Leading analyst Jamie Rollo at Morgan Stanley said that Whitbread has been a good owner of Costa, but there is room for improvement in its international strategy, with China unlikely to move the profit dial.

He said: “Since its acquisition in 1995, the number of Costa shops has grown from 41 to over 2,000, Costa has become the UK market leader, expanded into 26 other countries overseas, and now makes around £90m EBIT. It has a strategy to nearly double its store size and system sales over 2011-16, something we think will also double profits too. Costa has benefitted from Whitbread’s systems and processes, the pool of management that a FTSE-100 company attracts, and purchasing economies. Its capital investment has not been constrained, and its continuity of ownership has allowed it to take steady market share in the UK and make investments in some potentially risky emerging markets.

“Costa’s international expansion has been fairly slow, and Costa does not make money in its overseas equity businesses. Outside the UK it only has equity stores in China and Poland. Poland was an acquisition that has been a mixed success, and the outlets are branded Coffee Heaven by Costa.”

Rollo said that China was unlikely to move the profit dial.

He said: “The revenue per store is lower than the UK, the target EBIT per store is even lower at £28k vs £83k (mainly as the JV partners take half), and it is only targeting 500 stores by 2016. Even assuming 50 stores in each of the 20 tier I and II cities it is targeting generate the target profit, that is up to £30m outlet profit, less £10m of central costs, which is £20m.

“We think it will take perhaps 10 years to get to 1,000 outlets, suggesting a five year profit target of perhaps £10m is reasonable.
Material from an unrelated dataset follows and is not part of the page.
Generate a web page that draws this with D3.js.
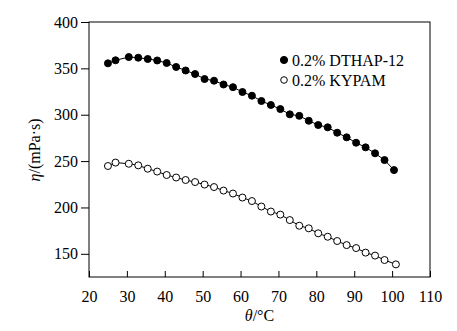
<!DOCTYPE html>
<html>
<head>
<meta charset="utf-8">
<script src="https://cdn.jsdelivr.net/npm/d3@7/dist/d3.min.js"></script>
<style>
  html, body { margin: 0; padding: 0; background: #fff; }
  svg { display: block; }
  text { font-family: "Liberation Serif", "Times New Roman", serif; fill: #000; }
</style>
</head>
<body>
<div id="chart"></div>
<script>
// Temperature (°C)
const tempDTHAP = [25, 27, 30.5, 33, 35.5, 38, 40.5, 43, 45.5, 48, 50.5, 53, 55.5, 58, 60.5, 63, 65.5, 68, 70.5, 73, 75.5, 78, 80.5, 83, 85.5, 88, 90.5, 93, 95.5, 98, 100.5];
const etaDTHAP  = [355.4, 358.7, 362.2, 361.5, 360.1, 358.5, 355.8, 351.5, 347.7, 343.9, 338.5, 336.7, 332.6, 329.7, 324.5, 320.5, 314.8, 310.5, 306.1, 300.4, 298.8, 293.5, 288.9, 286.4, 280.6, 275.6, 269.8, 264.8, 258.4, 251.1, 240.3];
const tempKYPAM = [25, 27, 30.5, 33, 35.5, 38, 40.5, 43, 45.5, 48, 50.5, 53, 55.5, 58, 60.5, 63, 65.5, 68, 70.5, 73, 75.5, 78, 80.5, 83, 85.5, 88, 90.5, 93, 95.5, 98, 101];
const etaKYPAM  = [244.7, 248.4, 247.1, 245.4, 241.8, 238.7, 235.0, 232.3, 229.6, 227.4, 224.7, 222.0, 218.2, 215.0, 210.7, 206.9, 201.0, 195.6, 192.3, 186.4, 180.3, 177.5, 172.1, 168.4, 163.8, 159.4, 156.2, 151.3, 148.1, 143.3, 138.6];
const seriesNames = ["0.2% DTHAP-12", "0.2% KYPAM"];
const xTicks = [20, 30, 40, 50, 60, 70, 80, 90, 100, 110];
const yTicks = [150, 200, 250, 300, 350, 400];

const W = 457, H = 331;
const margin = { left: 89, right: 27, top: 22, bottom: 54 };
const svg = d3.select("#chart").append("svg").attr("width", W).attr("height", H);

const x = d3.scaleLinear().domain([20, 110]).range([margin.left, W - margin.right]);
const y = d3.scaleLinear().domain([125, 400]).range([H - margin.bottom, margin.top]);

// frame
svg.append("rect")
  .attr("x", margin.left).attr("y", margin.top)
  .attr("width", W - margin.left - margin.right)
  .attr("height", H - margin.top - margin.bottom)
  .attr("fill", "none").attr("stroke", "#000").attr("stroke-width", 1);

// x axis (ticks inward)
const xAxis = svg.append("g")
  .attr("transform", `translate(0,${H - margin.bottom})`)
  .call(d3.axisBottom(x).tickValues(xTicks).tickSizeInner(-6).tickSizeOuter(0).tickPadding(14));
xAxis.select(".domain").remove();
xAxis.selectAll("text").style("font-size", "16px").attr("fill", "#000");
xAxis.selectAll("line").attr("stroke", "#000");

// y axis (ticks outward)
const yAxis = svg.append("g")
  .attr("transform", `translate(${margin.left},0)`)
  .call(d3.axisLeft(y).tickValues(yTicks).tickSizeInner(8).tickSizeOuter(0).tickPadding(3));
yAxis.select(".domain").remove();
yAxis.selectAll("text").style("font-size", "16px").attr("fill", "#000");
yAxis.selectAll("line").attr("stroke", "#000");

// axis titles
const xt = svg.append("text")
  .attr("x", x(65)).attr("y", 321)
  .attr("text-anchor", "middle").style("font-size", "16px");
xt.append("tspan").style("font-style", "italic").text("θ");
xt.append("tspan").text("/°C");

const yt = svg.append("text")
  .attr("transform", `translate(40,${y(262)}) rotate(-90)`)
  .attr("text-anchor", "middle").style("font-size", "16px");
yt.append("tspan").style("font-style", "italic").text("η");
yt.append("tspan").text("/(mPa·s)");

const line = d3.line().x(d => x(d[0])).y(d => y(d[1]));

const dataA = tempDTHAP.map((t, i) => [t, etaDTHAP[i]]);
const dataB = tempKYPAM.map((t, i) => [t, etaKYPAM[i]]);

[[dataA, "#000"], [dataB, "#fff"]].forEach(([data, fill]) => {
  svg.append("path").datum(data).attr("d", line)
    .attr("fill", "none").attr("stroke", "#000").attr("stroke-width", 1);
  svg.append("g").selectAll("circle").data(data).join("circle")
    .attr("cx", d => x(d[0])).attr("cy", d => y(d[1])).attr("r", 3.5)
    .attr("fill", fill).attr("stroke", "#000").attr("stroke-width", 1);
});

// legend
const legend = svg.append("g");
seriesNames.forEach((name, i) => {
  const ly = 60 + i * 20;
  legend.append("circle").attr("cx", 284).attr("cy", ly).attr("r", i === 0 ? 3.6 : 3.3)
    .attr("fill", i === 0 ? "#000" : "#fff").attr("stroke", "#000").attr("stroke-width", 1);
  legend.append("text").attr("x", 292).attr("y", ly + 5.5).style("font-size", "16px").text(name);
});
</script>
</body>
</html>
First of all, Whitbread has to prove it can actually generate a profit in China though. This gives an EBIT range of £10-20m, around 10% of Costa profits in 5-10 years’ time. On a post-tax multiple of 20, China could be worth 100-200p per share. Costa is in 25 other markets, but all via franchise, which are a small revenue share, and these stores only make £6-7m EBIT.”
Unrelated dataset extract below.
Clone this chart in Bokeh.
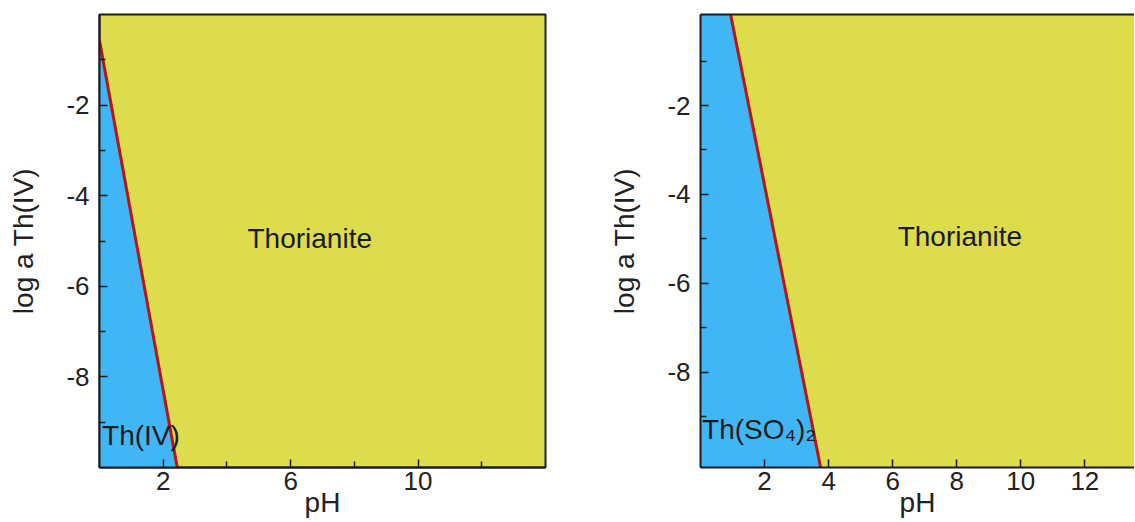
from bokeh.plotting import figure
from bokeh.layouts import row
from bokeh.models import Range1d, FixedTicker, LinearAxis
from bokeh.core.properties import value
from bokeh.embed import file_html
from bokeh.resources import INLINE

# ---- data ----
# left panel: Th(IV) / Thorianite boundary
left_boundary_ph = [0.0, 2.44]
left_boundary_loga = [-0.58, -10.0]
# right panel: Th(SO4)2 / Thorianite boundary
right_boundary_ph = [0.94, 3.75]
right_boundary_loga = [0.05, -10.15]

left_xticks_major = [2, 6, 10]
left_xticks_minor = [4, 8, 12]
right_xticks_major = [2, 4, 6, 8, 10, 12]
yticks_major = [-8, -6, -4, -2]
yticks_minor = [-9, -7, -5, -3, -1]

region_labels_left = ["Thorianite", "Th(IV)"]
region_labels_right = ["Thorianite", "Th(SO\u2084)\u2082"]

BLUE = "#41b6f6"
YELLOW = "#dcdc4c"
RED = "#b8141c"
DARK = "#1c1c1c"
FONT = "Liberation Sans"


def style(p, xmajor, xminor):
    p.background_fill_color = YELLOW
    p.border_fill_color = "white"
    p.grid.visible = False
    for ax in p.xaxis:
        ax.ticker = FixedTicker(ticks=xmajor, minor_ticks=xminor)
        ax.major_label_standoff = 4
        ax.axis_label_standoff = -6
    for ax in p.yaxis:
        ax.ticker = FixedTicker(ticks=yticks_major, minor_ticks=yticks_minor)
        ax.major_label_overrides = {t: "-%d" % abs(t) for t in yticks_major}
        ax.major_label_standoff = 10
        ax.axis_label_standoff = 24
    for ax in p.axis:
        ax.axis_line_color = DARK
        ax.axis_line_width = 2
        ax.major_tick_in = 8
        ax.major_tick_out = 0
        ax.minor_tick_in = 6
        ax.minor_tick_out = 0
        ax.major_tick_line_color = DARK
        ax.minor_tick_line_color = DARK
        ax.major_tick_line_width = 1.5
        ax.minor_tick_line_width = 1.5
        ax.major_label_text_font = FONT
        ax.major_label_text_font_size = "26px"
        ax.major_label_text_color = "#222222"
        ax.axis_label_text_font = FONT
        ax.axis_label_text_font_size = "28px"
        ax.axis_label_text_font_style = "normal"
        ax.axis_label_text_color = "#222222"


# ---- left panel ----
p1 = figure(width=560, height=520, output_backend="svg", toolbar_location=None,
            x_range=Range1d(0, 14), y_range=Range1d(-10, 0),
            min_border_left=99, min_border_right=15, min_border_top=14,
            min_border_bottom=53,
            x_axis_label="pH", y_axis_label="log a Th(IV)")
style(p1, left_xticks_major, left_xticks_minor)
p1.outline_line_color = DARK
p1.outline_line_width = 2
p1.outline_line_alpha = 1

xs1 = [0.0] + left_boundary_ph + [0.0]
ys1 = [left_boundary_loga[0]] + left_boundary_loga + [-10.0]
p1.patch(xs1, ys1, fill_color=BLUE, line_color=None)
p1.line(left_boundary_ph, left_boundary_loga, line_color=RED, line_width=3)
p1.text(x=[6.6], y=[-4.95], text=[region_labels_left[0]], text_align="center",
        text_baseline="middle", text_font=value(FONT), text_font_size="28px",
        text_color="#1a1a1a")
p1.text(x=[0.08], y=[-9.3], text=[region_labels_left[1]], text_align="left",
        text_baseline="middle", text_font=value(FONT), text_font_size="28px",
        text_color="#1a1a1a")

# ---- right panel ----
p2 = figure(width=574, height=520, output_backend="svg", toolbar_location=None,
            x_range=Range1d(0, 13.55), y_range=Range1d(-10.15, 0.05),
            min_border_left=140, min_border_right=0, min_border_top=14,
            min_border_bottom=53,
            x_axis_label="pH", y_axis_label="log a Th(IV)")
style(p2, right_xticks_major, [])
p2.outline_line_color = None
top_axis = LinearAxis(ticker=FixedTicker(ticks=[]), axis_line_color=DARK,
                      axis_line_width=2, major_label_text_font_size="0px",
                      major_tick_in=0, major_tick_out=0, minor_tick_in=0,
                      minor_tick_out=0, major_label_standoff=0)
p2.add_layout(top_axis, "above")

xs2 = [0.0] + right_boundary_ph + [0.0]
ys2 = [0.05] + right_boundary_loga + [-10.15]
p2.patch(xs2, ys2, fill_color=BLUE, line_color=None)
p2.line(right_boundary_ph, right_boundary_loga, line_color=RED, line_width=3)
p2.text(x=[8.1], y=[-4.95], text=[region_labels_right[0]], text_align="center",
        text_baseline="middle", text_font=value(FONT), text_font_size="28px",
        text_color="#1a1a1a")
p2.text(x=[0.05], y=[-9.3], text=[region_labels_right[1]], text_align="left",
        text_baseline="middle", text_font=value(FONT), text_font_size="28px",
        text_color="#1a1a1a")

layout = row(p1, p2)
open("out.html", "w").write(file_html(layout, INLINE))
Rollo said that he believed Costa may also need to step up investment in developed markets.

He said: Costa may soon run out of growth in the UK. The company has mainly focused overseas on more emerging markets such as China, Russia, and India, and admits the expansion here has been slow, spend per head is low, and its choice of franchising or JV partner shares the profits with local players.

“We think one possible way to balance the heavy reliance on UK equity stores is to expand in other developed markets via equity. This may well entail higher investment (both capital on shop fittings and revenue spend on head office costs), and potentially some start-up losses.

“However, while higher risk, there could be a bigger profit pool in say France and Germany than in China. After all, Costa is already generating c. £80m EBIT in its UK equity stores, around 10 times what it might make in China in 3-5 years. Costa is currently trialing a store in Paris.”

Starbucks plans to invest $1.2bn capex this year, which compares to Costa’s $80m.

The analyst said: “Starbucks is of course much larger (around 8x Costa’s outlet count), and is investing in other areas such as the supply chain. As a percentage of EBITDA, Starbucks’ capex was 40% in 2012, and Costa’s around 50%. However, Costa should arguably be investing more aggressively given its smaller scale, and we note it is in 26 countries compared with Starbucks’ 61 countries.

“Costa today reminds us a bit of Starbucks 10 years ago, when its success in the US was so tremendous it neglected its overseas expansion, and with hindsight grew too quickly in the US. Starbucks today trades on a premium multiple, but it troughed at just 10x P/E post the downturn.”